Friday, January 30, 2009

I'm a Facebook widower

Hi, my name is Dale and I'm a Facebook widower. My wife just discovered Facebook this week and I discovered, like the Omega Man, that I'm the last person on the planet who hasn't yet been infected. But I'm looking for other survivors.

A friend of mine has called it "porn for women." A friend of my wife's has called it "face crack." (Not quite as catchy as "crackberry" but makes the same point.) My wife has conceded how addictive it is. In fact, she learned this morning, at a Bible study, that all the women were having similar "conversations" with their husbands that she and I are having about the "virtues" of Facebook.
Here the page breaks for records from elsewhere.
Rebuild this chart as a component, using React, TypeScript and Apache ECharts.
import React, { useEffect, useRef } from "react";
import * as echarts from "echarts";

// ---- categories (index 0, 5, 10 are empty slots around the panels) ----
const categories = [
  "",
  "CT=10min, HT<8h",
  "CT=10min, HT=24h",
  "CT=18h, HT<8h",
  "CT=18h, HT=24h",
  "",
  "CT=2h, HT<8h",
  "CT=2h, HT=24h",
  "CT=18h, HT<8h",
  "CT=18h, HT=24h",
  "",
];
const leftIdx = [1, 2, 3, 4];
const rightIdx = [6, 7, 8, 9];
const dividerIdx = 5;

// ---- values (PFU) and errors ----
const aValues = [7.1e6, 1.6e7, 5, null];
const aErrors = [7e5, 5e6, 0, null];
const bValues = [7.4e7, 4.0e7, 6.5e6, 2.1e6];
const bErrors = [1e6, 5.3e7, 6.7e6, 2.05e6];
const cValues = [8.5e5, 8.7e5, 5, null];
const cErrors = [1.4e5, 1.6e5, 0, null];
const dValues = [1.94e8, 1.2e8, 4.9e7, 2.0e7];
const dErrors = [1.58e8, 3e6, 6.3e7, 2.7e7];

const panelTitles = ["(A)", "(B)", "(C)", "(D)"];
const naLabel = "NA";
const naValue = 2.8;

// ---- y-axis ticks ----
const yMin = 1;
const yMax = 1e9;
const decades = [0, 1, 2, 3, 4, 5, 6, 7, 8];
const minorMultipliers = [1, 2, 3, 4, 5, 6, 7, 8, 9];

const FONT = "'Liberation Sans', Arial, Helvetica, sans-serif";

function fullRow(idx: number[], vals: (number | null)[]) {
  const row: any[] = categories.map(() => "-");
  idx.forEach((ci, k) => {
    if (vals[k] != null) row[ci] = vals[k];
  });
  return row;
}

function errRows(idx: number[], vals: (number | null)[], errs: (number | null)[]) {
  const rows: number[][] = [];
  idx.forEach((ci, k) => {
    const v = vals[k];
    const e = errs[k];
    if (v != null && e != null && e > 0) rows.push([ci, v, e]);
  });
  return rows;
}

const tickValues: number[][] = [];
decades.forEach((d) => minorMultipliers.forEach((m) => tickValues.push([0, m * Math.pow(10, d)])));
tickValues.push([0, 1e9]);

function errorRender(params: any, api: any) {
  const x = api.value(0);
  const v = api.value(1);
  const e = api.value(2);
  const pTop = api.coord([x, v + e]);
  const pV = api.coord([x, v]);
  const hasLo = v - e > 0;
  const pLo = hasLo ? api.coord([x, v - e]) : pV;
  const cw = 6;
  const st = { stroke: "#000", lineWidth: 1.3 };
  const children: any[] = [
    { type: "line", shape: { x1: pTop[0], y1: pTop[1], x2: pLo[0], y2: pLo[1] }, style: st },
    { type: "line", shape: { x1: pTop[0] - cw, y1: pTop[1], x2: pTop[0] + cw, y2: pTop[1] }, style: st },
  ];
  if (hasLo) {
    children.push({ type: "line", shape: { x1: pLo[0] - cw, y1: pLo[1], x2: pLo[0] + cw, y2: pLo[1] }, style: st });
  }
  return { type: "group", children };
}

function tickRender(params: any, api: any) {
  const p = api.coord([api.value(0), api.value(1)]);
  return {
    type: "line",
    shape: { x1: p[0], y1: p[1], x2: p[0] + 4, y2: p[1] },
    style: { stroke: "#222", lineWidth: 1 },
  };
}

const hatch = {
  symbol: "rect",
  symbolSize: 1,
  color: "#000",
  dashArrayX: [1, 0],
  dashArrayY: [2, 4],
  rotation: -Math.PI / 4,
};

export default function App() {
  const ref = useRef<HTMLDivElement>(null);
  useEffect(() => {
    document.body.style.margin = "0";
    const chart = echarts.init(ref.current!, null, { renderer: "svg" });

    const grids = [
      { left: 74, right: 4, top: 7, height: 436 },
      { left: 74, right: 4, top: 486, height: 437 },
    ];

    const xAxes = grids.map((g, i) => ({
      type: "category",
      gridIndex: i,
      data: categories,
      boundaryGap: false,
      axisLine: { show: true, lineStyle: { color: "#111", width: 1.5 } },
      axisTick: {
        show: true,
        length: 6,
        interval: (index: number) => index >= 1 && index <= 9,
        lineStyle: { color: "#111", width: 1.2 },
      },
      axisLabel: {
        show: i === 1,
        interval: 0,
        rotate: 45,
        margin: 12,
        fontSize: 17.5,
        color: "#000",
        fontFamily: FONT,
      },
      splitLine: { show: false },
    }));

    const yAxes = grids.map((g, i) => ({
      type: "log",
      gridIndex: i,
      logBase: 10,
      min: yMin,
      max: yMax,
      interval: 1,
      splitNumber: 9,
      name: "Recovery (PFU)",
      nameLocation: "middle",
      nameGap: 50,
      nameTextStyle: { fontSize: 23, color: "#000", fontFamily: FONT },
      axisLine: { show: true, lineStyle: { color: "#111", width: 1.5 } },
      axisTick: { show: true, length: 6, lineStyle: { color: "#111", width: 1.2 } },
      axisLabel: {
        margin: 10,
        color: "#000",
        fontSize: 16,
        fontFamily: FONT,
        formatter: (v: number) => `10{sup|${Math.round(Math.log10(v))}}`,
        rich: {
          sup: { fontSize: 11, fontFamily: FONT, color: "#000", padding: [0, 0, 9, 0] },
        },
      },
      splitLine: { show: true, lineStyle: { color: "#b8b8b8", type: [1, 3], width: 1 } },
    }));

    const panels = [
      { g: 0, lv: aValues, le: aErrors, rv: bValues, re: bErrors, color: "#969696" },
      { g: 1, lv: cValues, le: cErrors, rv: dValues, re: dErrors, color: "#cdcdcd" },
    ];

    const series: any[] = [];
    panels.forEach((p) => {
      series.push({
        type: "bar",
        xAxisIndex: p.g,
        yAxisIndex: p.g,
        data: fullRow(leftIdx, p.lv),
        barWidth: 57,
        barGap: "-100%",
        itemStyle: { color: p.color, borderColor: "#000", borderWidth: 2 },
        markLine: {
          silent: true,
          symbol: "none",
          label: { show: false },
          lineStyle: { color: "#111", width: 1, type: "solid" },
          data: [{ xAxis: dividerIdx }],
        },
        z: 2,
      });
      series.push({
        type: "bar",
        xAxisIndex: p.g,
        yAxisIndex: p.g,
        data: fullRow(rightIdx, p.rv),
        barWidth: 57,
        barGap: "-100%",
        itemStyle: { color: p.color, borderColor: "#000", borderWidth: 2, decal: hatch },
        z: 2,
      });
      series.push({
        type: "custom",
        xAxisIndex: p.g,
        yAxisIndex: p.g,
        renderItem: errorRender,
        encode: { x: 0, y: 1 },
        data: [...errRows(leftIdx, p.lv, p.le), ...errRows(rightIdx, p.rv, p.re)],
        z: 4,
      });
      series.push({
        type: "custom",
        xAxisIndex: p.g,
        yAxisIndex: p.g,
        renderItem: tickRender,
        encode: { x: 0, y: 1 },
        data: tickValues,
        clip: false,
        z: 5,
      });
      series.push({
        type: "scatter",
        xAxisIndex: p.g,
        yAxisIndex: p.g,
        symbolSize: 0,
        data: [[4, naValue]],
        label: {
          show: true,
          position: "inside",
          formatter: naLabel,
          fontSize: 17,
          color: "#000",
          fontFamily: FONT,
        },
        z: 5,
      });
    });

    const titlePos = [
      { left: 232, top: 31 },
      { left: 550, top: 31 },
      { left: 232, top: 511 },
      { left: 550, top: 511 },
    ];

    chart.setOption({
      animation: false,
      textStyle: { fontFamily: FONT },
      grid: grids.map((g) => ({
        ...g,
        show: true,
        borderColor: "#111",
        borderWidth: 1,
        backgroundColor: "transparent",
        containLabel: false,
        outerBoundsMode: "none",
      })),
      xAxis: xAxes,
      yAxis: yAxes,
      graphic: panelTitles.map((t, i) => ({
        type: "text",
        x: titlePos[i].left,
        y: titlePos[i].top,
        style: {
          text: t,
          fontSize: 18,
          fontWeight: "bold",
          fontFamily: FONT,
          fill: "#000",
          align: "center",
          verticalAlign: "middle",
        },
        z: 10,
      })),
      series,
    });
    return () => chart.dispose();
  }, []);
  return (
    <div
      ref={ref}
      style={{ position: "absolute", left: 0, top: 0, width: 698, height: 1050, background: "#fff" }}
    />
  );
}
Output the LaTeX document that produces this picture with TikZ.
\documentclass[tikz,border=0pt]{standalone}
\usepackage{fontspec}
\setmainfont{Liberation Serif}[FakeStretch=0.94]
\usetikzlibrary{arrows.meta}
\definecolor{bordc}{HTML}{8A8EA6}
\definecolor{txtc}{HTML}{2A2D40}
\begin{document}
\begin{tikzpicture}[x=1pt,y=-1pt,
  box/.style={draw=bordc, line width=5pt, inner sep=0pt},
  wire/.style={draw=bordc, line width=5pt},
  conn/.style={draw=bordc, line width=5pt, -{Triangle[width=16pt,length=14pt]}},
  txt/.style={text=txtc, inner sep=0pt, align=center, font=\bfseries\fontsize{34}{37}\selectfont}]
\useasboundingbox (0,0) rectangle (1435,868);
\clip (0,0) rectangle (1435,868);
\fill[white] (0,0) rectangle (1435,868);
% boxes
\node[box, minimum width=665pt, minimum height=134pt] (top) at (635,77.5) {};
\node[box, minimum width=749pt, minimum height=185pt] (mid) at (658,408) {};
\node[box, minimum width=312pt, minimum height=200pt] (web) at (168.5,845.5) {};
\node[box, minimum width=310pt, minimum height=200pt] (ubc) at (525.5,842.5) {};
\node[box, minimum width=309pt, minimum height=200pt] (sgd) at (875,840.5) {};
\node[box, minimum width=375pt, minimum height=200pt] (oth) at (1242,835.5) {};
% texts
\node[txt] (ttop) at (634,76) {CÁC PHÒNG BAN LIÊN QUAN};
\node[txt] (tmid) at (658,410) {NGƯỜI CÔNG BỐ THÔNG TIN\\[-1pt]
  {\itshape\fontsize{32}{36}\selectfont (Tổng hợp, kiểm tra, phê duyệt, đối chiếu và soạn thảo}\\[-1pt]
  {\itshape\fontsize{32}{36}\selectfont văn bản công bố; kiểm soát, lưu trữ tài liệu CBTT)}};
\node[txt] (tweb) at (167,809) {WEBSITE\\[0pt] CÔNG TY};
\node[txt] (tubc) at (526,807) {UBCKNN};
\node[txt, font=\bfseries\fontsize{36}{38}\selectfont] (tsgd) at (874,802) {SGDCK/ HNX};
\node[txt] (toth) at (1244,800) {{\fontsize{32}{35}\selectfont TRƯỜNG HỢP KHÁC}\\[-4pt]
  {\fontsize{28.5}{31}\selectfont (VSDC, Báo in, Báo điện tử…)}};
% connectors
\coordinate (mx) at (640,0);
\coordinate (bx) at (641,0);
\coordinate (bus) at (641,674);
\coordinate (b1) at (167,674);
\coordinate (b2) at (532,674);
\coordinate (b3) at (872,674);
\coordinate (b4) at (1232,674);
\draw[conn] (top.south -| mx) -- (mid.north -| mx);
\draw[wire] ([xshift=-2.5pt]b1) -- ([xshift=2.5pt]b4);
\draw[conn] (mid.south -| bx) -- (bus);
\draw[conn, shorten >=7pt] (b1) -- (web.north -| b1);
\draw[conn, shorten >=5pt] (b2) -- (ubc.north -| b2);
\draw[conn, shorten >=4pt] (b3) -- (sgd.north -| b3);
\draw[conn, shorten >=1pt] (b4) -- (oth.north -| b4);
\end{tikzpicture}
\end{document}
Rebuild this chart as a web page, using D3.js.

I, of course, see the immediate interest in it. The chance to find out about friends or schoolmates that you haven't seen or heard from in one or two decades is attractive to almost everyone. To be able to share a prayer request quickly is also a draw. I get all of that. But do I really need to know what Sally is cooking for dinner that night or how Harry's workout went that morning? And how many hours will that require me to stay logged on to keep up with all the ongoing conversations?

Oh yes, I said "Harry." I have learned that there are traitors in our midst. There are plenty of men on Facebook as well.

I'm a dinosaur...I know. With the exception of this blog, I'm about a decade behind the times in most areas of life (and rumor has it that blogs are on the way out. With twitter and Facebook forms of communication, is it possible for the American attention span to get any shorter?)

The sad news is that fighting this is a losing proposition. It's here to stay in my house. The sadder news is that I'll probably have my own Facebook page within a month.

Coveting Your Prayers,
Dale

6 comments:

Allan R. Bevere said...

Dale:

I have not yet been infected as well.

Dale Tedder said...

May God protect us.

Kevin and Laura said...

I give you a week not a month! I know you are competitive. This time next week, you and Suzanne will be having a race to see who can have the most friends. Just ask me... I will be glad to be your friend. Goodluck... I am afraid it is just a very short matter of time for you! The addiction will subside & you will be able to carry on with your everyday life. When you can't sleep at 2:00a.m. just log on to facebook & you will find a friend in the same boat. Have fun!!!

Dale Tedder said...

I'm feeling weak.

Richadelic said...

I have a facebook account. If I can do it, you can do it. Give in to the dark side.

Sean

Pleonic said...

I'm the ultimate traitor I guess: I infected my wife. But I was infected as a good way to stay in touch with people I went to seminary with. That makes it ok... right? Right??